By Nancy Glasscock · 340-2443

MOULTON — Patches of asphalt and crushed stone are being poured along about 20 Lawrence County roads to seal cracks in the pavement, County Engineer Mac Rushing said.

“What we’re doing is strip patching,” he said. “It’s something we do to extend the life of the pavement.”

Rushing said the process could be finished in another month if weather permits. Workers have patched roads at different locations across the county since summer, he said.

Rushing said strip patching is a temporary solution until money is available to pave the roads. The county performed an inspection of local roads in June to determine maintenance needs.

In June, the Road Department had $415,000 remaining of its total budget of more than $2 million. The department has requested more than $2 million from the County Commission this year.

The commission will meet to approve the budget Tuesday.

If the cracks aren’t patched, rain and traffic will make the pavement uneven, Rushing said.

Rushing said roads that have been recently patched have a few rough spots.

“They’re as smooth as they were, but we’ve put some liquid asphalt and crushed stone on them,” he said.

County commissioner Harold LouAllen said to his knowledge, the commission hasn’t received any feedback from the public about the roads. But at least a few residents say they’re not satisfied with the repairs.

“It’s ridiculous,” Wes Campbell said. “It’s Lawrence County. They don’t do repairs.”

The worst roads in the county, Campbell said, are 136, 585 and 324. Campbell owns low-profile show cars and said he usually has to make repairs after driving on roads that have been patched.

Ben Stewart, former owner of B&B Wrecker Service, said the patched roads are dangerous, especially at night or in rain. He said he has seen vehicles nearly wreck when negotiating curves.

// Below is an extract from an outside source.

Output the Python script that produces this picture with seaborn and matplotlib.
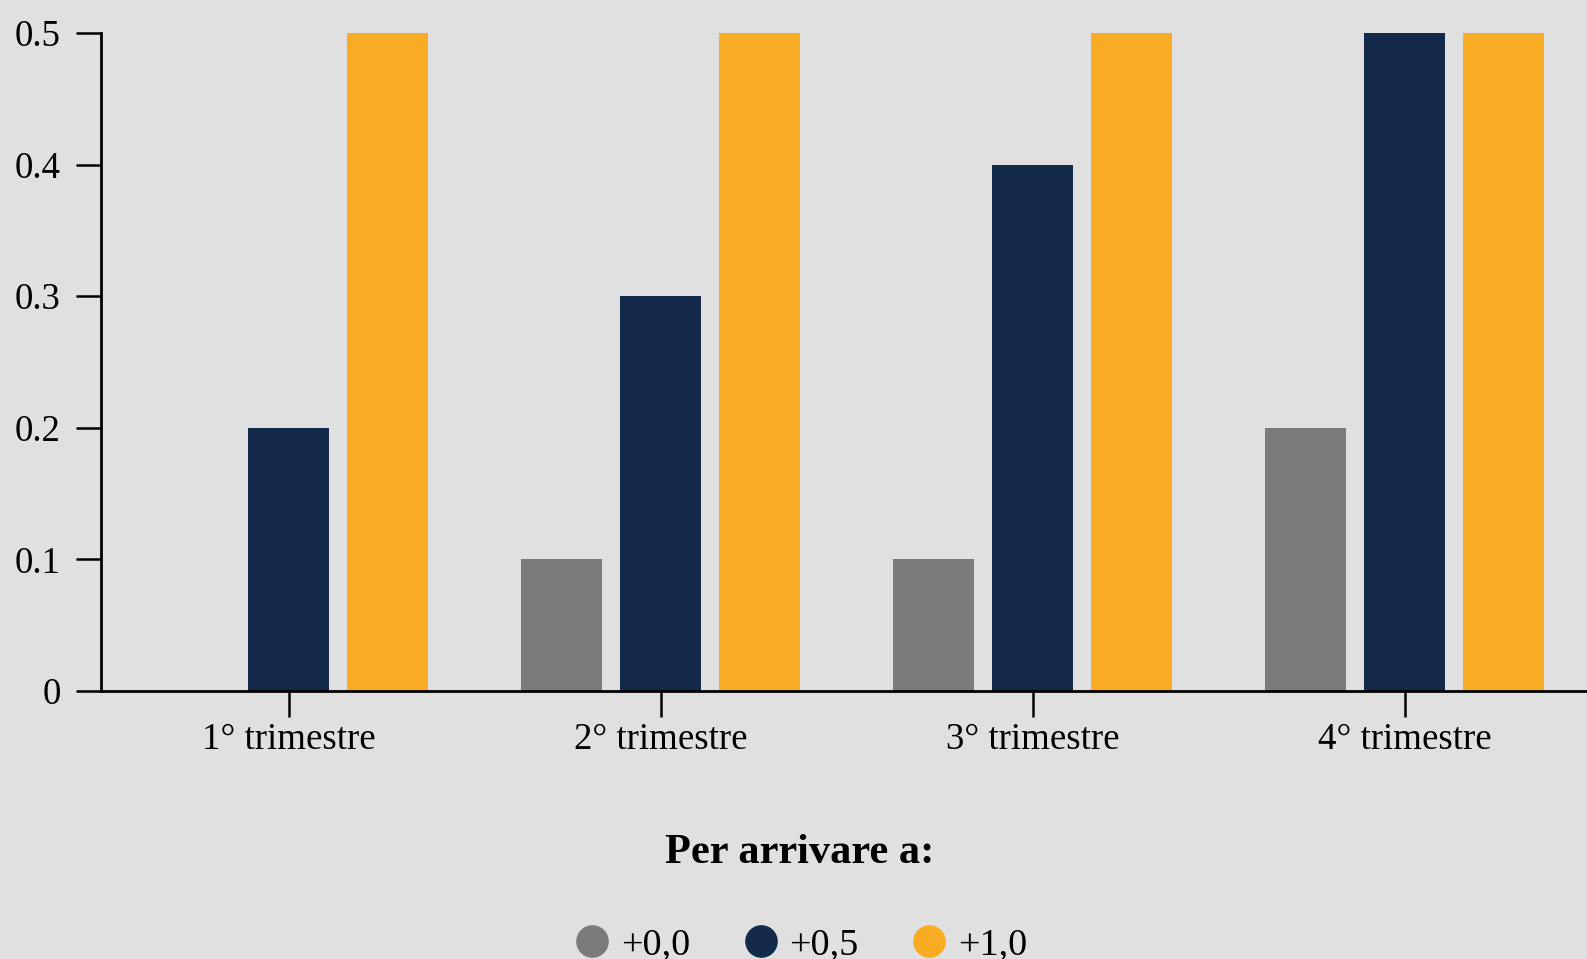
import matplotlib
matplotlib.use("Agg")
import matplotlib.pyplot as plt
import seaborn as sns
import pandas as pd
from matplotlib.lines import Line2D
from matplotlib.ticker import FuncFormatter

categories = ["1° trimestre", "2° trimestre", "3° trimestre", "4° trimestre"]
series_names = ["+0,0", "+0,5", "+1,0"]
s_00 = [0.0, 0.1, 0.1, 0.2]
s_05 = [0.2, 0.3, 0.4, 0.5]
s_10 = [0.5, 0.5, 0.5, 0.5]
colors = ["#7b7b7b", "#132a4b", "#f8ac24"]
legend_title = "Per arrivare a:"

rows = []
for name, vals in zip(series_names, [s_00, s_05, s_10]):
    for c, v in zip(categories, vals):
        rows.append({"cat": c, "serie": name, "val": v})
df = pd.DataFrame(rows)

sns.set_theme(style="ticks")
plt.rcParams['font.family'] = ['Liberation Serif', 'DejaVu Serif']
plt.rcParams['text.color'] = 'black'
bg = "#e0e0e0"

fig = plt.figure(figsize=(15.87, 9.59), dpi=100, facecolor=bg)
ax = fig.add_axes([101/1587, 1-691/959, (1587-101)/1587, (691-33)/959])
ax.set_facecolor(bg)

sns.barplot(data=df, x="cat", y="val", hue="serie", hue_order=series_names,
            palette=colors, width=0.8, gap=0.185, ax=ax, legend=False,
            saturation=1, edgecolor="none", linewidth=0)

ax.set_ylim(0, 0.5)
ax.set_xlim(-0.504, 3.49)
ax.set_yticks([0, 0.1, 0.2, 0.3, 0.4, 0.5])
ax.yaxis.set_major_formatter(FuncFormatter(lambda v, p: "0" if abs(v) < 1e-9 else f"{v:.1f}"))
ax.set_xlabel("")
ax.set_ylabel("")
for s in ["top", "right"]:
    ax.spines[s].set_visible(False)
for s in ["left", "bottom"]:
    ax.spines[s].set_linewidth(2)
    ax.spines[s].set_color("black")
ax.tick_params(axis="y", length=18, width=1.8, pad=11, labelsize=26.6, colors="black")
ax.tick_params(axis="x", length=19, width=1.8, pad=4, labelsize=26.6, colors="black")

handles = [Line2D([0], [0], marker="o", linestyle="none", markersize=23.5,
                  markerfacecolor=c, markeredgecolor="none") for c in colors]
leg = fig.legend(handles, series_names, loc="upper center",
                 bbox_to_anchor=(800/1587, 1-815/959), ncol=3, frameon=False,
                 fontsize=27.5, title=legend_title, labelcolor="black",
                 title_fontproperties={"weight": "bold", "size": 30.5},
                 handlelength=1.0, handletextpad=0.25, columnspacing=1.35,
                 labelspacing=1.45, borderpad=0)
leg.get_title().set_color("black")

fig.savefig("out.png", dpi=100, facecolor=bg)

“It would scare me to death at night,” he said. “I’d rather them leave it alone than put tar and gravel down. You can still see the cracks in it, so I don’t know what the purpose is.”

Billy White agreed. He said he doesn’t know of any other county that patches roads the same way.

“They put down a layer of tar and about five times as much gravel and scrape it off,” he said. Rushing said the rising cost of oil has resulted in a substantial increase in the cost to pave roads.

Paving costs about $60,000 to $80,000 per mile, while strip patching costs about $15,000 a mile, he said.

“The price of oil determines the price of the plant mix we use, and it has about doubled in the last several years,” Rushing said.